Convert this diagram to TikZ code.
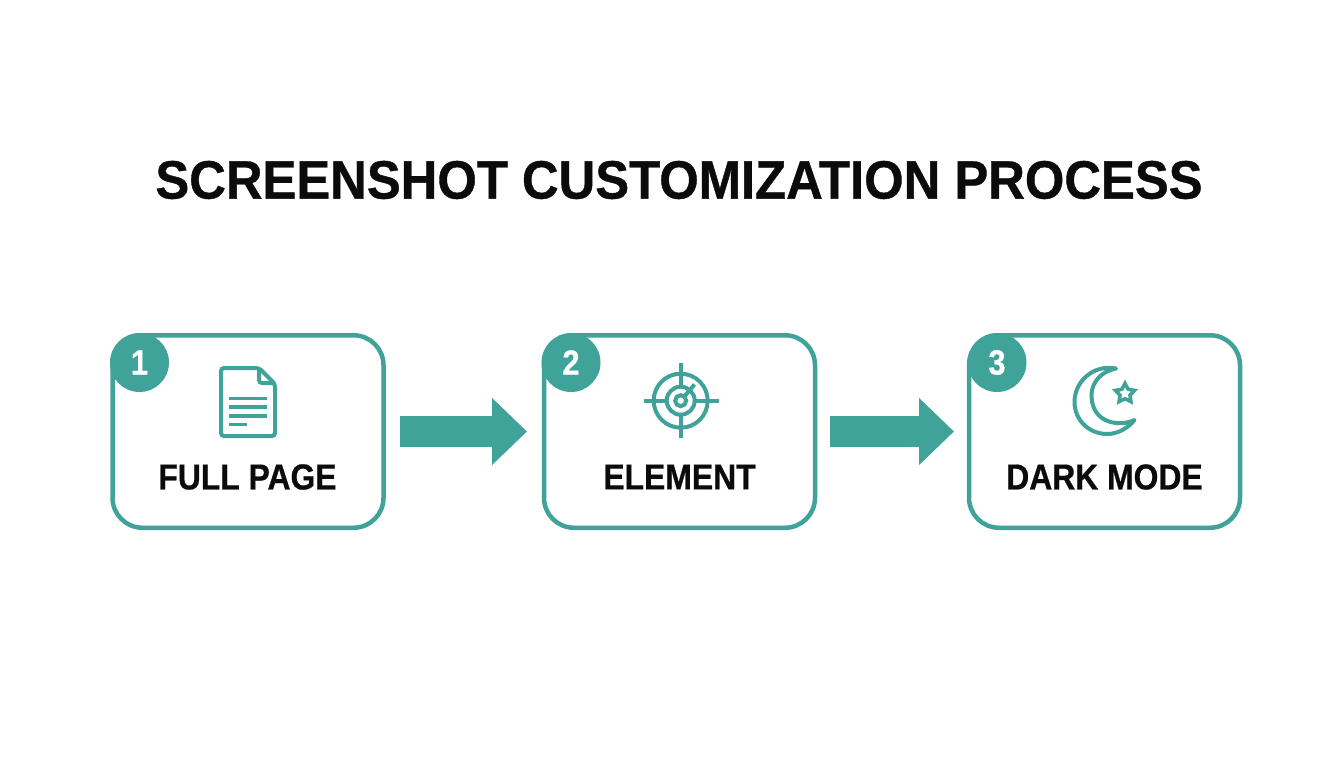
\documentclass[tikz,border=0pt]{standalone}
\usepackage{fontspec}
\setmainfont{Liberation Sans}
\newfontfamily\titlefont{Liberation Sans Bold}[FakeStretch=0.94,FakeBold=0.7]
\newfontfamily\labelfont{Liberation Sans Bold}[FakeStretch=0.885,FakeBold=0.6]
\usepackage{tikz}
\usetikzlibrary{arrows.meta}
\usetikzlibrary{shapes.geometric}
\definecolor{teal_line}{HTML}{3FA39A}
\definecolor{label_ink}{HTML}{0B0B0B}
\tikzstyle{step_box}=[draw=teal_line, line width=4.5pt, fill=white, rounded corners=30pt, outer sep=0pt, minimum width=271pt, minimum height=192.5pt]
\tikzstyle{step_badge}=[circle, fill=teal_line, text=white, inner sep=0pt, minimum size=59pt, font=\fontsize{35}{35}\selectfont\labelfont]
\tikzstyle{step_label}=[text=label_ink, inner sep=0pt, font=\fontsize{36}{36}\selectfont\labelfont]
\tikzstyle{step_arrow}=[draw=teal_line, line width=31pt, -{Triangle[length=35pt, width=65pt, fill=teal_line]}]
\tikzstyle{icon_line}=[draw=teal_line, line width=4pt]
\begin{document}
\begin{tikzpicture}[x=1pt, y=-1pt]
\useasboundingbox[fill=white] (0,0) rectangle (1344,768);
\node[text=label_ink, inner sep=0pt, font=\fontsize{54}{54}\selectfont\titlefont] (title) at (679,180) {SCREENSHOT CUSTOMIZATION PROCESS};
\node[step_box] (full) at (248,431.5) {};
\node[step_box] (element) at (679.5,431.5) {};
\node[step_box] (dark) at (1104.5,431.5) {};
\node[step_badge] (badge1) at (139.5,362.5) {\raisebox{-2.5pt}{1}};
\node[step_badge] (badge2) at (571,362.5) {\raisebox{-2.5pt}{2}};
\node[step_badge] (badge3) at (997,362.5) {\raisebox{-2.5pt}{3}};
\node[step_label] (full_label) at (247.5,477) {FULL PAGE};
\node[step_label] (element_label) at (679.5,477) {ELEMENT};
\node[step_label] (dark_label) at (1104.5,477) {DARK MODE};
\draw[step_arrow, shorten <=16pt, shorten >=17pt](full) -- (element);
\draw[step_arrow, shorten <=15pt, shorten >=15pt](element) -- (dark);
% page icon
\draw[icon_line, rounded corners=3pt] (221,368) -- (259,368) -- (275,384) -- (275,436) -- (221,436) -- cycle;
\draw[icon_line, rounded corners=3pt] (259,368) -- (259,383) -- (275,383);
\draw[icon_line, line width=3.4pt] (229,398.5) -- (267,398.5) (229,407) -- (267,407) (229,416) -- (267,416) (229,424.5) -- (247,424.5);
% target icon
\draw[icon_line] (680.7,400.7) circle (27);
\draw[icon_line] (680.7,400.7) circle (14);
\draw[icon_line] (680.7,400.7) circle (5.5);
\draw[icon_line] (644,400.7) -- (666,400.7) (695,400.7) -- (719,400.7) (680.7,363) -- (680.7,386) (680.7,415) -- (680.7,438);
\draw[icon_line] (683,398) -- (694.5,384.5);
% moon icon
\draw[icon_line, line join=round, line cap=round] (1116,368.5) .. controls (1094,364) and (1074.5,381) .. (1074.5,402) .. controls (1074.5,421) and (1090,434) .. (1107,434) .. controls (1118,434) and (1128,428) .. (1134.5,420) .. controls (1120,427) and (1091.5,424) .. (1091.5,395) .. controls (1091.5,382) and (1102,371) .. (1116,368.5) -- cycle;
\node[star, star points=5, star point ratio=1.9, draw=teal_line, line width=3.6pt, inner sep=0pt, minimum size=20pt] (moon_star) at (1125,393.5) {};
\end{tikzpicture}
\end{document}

Exercise details:
Leave the images out and output the remaining material exactly as it stands.

The result:
Convert this diagram to TikZ code.
\documentclass[tikz,border=0pt]{standalone}
\usepackage{fontspec}
\setmainfont{Liberation Sans}
\newfontfamily\titlefont{Liberation Sans Bold}[FakeStretch=0.94,FakeBold=0.7]
\newfontfamily\labelfont{Liberation Sans Bold}[FakeStretch=0.885,FakeBold=0.6]
\usepackage{tikz}
\usetikzlibrary{arrows.meta}
\usetikzlibrary{shapes.geometric}
\definecolor{teal_line}{HTML}{3FA39A}
\definecolor{label_ink}{HTML}{0B0B0B}
\tikzstyle{step_box}=[draw=teal_line, line width=4.5pt, fill=white, rounded corners=30pt, outer sep=0pt, minimum width=271pt, minimum height=192.5pt]
\tikzstyle{step_badge}=[circle, fill=teal_line, text=white, inner sep=0pt, minimum size=59pt, font=\fontsize{35}{35}\selectfont\labelfont]
\tikzstyle{step_label}=[text=label_ink, inner sep=0pt, font=\fontsize{36}{36}\selectfont\labelfont]
\tikzstyle{step_arrow}=[draw=teal_line, line width=31pt, -{Triangle[length=35pt, width=65pt, fill=teal_line]}]
\tikzstyle{icon_line}=[draw=teal_line, line width=4pt]
\begin{document}
\begin{tikzpicture}[x=1pt, y=-1pt]
\useasboundingbox[fill=white] (0,0) rectangle (1344,768);
\node[text=label_ink, inner sep=0pt, font=\fontsize{54}{54}\selectfont\titlefont] (title) at (679,180) {SCREENSHOT CUSTOMIZATION PROCESS};
\node[step_box] (full) at (248,431.5) {};
\node[step_box] (element) at (679.5,431.5) {};
\node[step_box] (dark) at (1104.5,431.5) {};
\node[step_badge] (badge1) at (139.5,362.5) {\raisebox{-2.5pt}{1}};
\node[step_badge] (badge2) at (571,362.5) {\raisebox{-2.5pt}{2}};
\node[step_badge] (badge3) at (997,362.5) {\raisebox{-2.5pt}{3}};
\node[step_label] (full_label) at (247.5,477) {FULL PAGE};
\node[step_label] (element_label) at (679.5,477) {ELEMENT};
\node[step_label] (dark_label) at (1104.5,477) {DARK MODE};
\draw[step_arrow, shorten <=16pt, shorten >=17pt](full) -- (element);
\draw[step_arrow, shorten <=15pt, shorten >=15pt](element) -- (dark);
% page icon
\draw[icon_line, rounded corners=3pt] (221,368) -- (259,368) -- (275,384) -- (275,436) -- (221,436) -- cycle;
\draw[icon_line, rounded corners=3pt] (259,368) -- (259,383) -- (275,383);
\draw[icon_line, line width=3.4pt] (229,398.5) -- (267,398.5) (229,407) -- (267,407) (229,416) -- (267,416) (229,424.5) -- (247,424.5);
% target icon
\draw[icon_line] (680.7,400.7) circle (27);
\draw[icon_line] (680.7,400.7) circle (14);
\draw[icon_line] (680.7,400.7) circle (5.5);
\draw[icon_line] (644,400.7) -- (666,400.7) (695,400.7) -- (719,400.7) (680.7,363) -- (680.7,386) (680.7,415) -- (680.7,438);
\draw[icon_line] (683,398) -- (694.5,384.5);
% moon icon
\draw[icon_line, line join=round, line cap=round] (1116,368.5) .. controls (1094,364) and (1074.5,381) .. (1074.5,402) .. controls (1074.5,421) and (1090,434) .. (1107,434) .. controls (1118,434) and (1128,428) .. (1134.5,420) .. controls (1120,427) and (1091.5,424) .. (1091.5,395) .. controls (1091.5,382) and (1102,371) .. (1116,368.5) -- cycle;
\node[star, star points=5, star point ratio=1.9, draw=teal_line, line width=3.6pt, inner sep=0pt, minimum size=20pt] (moon_star) at (1125,393.5) {};
\end{tikzpicture}
\end{document}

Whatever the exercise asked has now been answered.